How Spark and Hadoop can Drive Business Value Together
How Spark and Hadoop can Drive Business Value Together.
John Kreisa, VP International Marketing, Hortonworks.
Recently, Apache Spark set the world of Big Data on fire. With a promise of amazing performance and comfortable APIs, some thought that Spark was bound to replace Hadoop MapReduce. Or is it? Looking closely into it, Spark rather appears to be a natural complement to Apache Hadoop YARN, the architectural center of Hadoop…
Hadoop is already transforming many industries, accelerating Big Data projects to help businesses translate information into competitive advantage. Everywhere you look, you can find companies using Hadoop in large-scale projects to enable deep data discovery, to capture a single view of customers across multiple data sets, and to help data scientists perform predictive analytics. In these ways, companies meet current customer needs, anticipate shifting market dynamics and consumer behaviors, and test business hypotheses—all crucial capabilities to help them outmaneuver and outperform their competitors.
The booming demand for Big Data has fueled a dizzying rise in spending on the technologies that make it possible.
One of the most active and remarkable open source projects in the Apache Software Foundation is Apache SparkTM, which makes it possible to run programs up to 100X faster than MapReduce using an advanced DAG (directed acyclic graph) execution engine that supports cyclic data flows and in-memory computing. Spark is also developer-friendly and leverages Java, Scala, Python and R with 80 high-level operators that make it easy to build parallel apps. Since Spark combines SQL, streaming and complex analytics, it offers broad compatibilities within multiple tools—a key advantage for running analytics against diverse data sources.

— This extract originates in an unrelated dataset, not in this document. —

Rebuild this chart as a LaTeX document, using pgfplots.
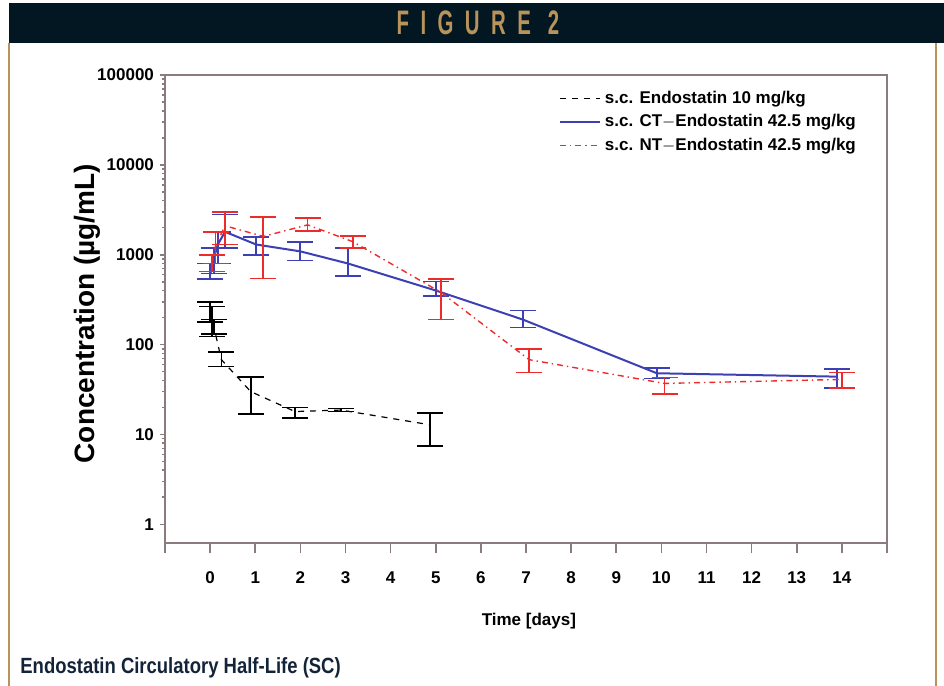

Apache Spark has generated a lot of excitement in the Big Data community, inspiring contributions by more than 400 developers since the project started in 2009. With the promise of such performance and comfortable APIs, some thought this could be the end of Hadoop MapReduce. If Spark performs better when all the data fits in the memory, especially on dedicated clusters; Hadoop MapReduce is designed for data that doesn’t fit in the memory and it can run well alongside other services. Both have benefits and most companies won’t use Spark it on its own; they still need HDFS to store the data and may want to use HBase, Hive, Pig, Drill or other Hadoop projects. This means they will still need to run Hadoop and MapReduce alongside Spark for a full Big Data package.
The truth is that Spark is a natural complement to Apache Hadoop MapReduce. Through YARN, the architectural center of Hadoop, multiple data processing engines can interact with data stored in a single platform. YARN provides resource management and a central platform to deliver consistent operations, security, and data governance tools across Hadoop clusters. It unlocks an entirely new approach to Big Data analytics, and Spark is a key pillar in that approach.
Combined together, Spark and YARN enable a modern data architecture that allows users to store data in a single location and interact with it in multiple ways, using whichever data processing engine best matches the analysis.
Spark and Hadoop’s combination is a key solution to address many organizational challenges. Firstly, improving storage and processing scalability which can help to cut costs by 20-40% while simultaneously adding high volumes of data.
Secondly, unifying separate clusters into one that supports both Spark and Hadoop. Finally, with only a retrospective view of data, companies have limited predictive capabilities, hampering Big Data’s strategic value to anticipate emerging market trends and customer needs. Spark helps to process billions of events per day at a blistering analytical pace of 40 milliseconds per event. Through tackling these issues with Spark and Hadoop there is a huge potential of benefits for companies!
We see the adoption of Hadoop and Spark going hand-in-hand as both are enabling technologies that make it possible for organizations to create new data applications that were previously impossible. This is driving a transformation across the enterprise in nearly every industry whether you are in manufacturing, financial services, retail, telecommunications.
All industries are being impacted by data and all organizations need to realize and drive the value and the potential of the data they have.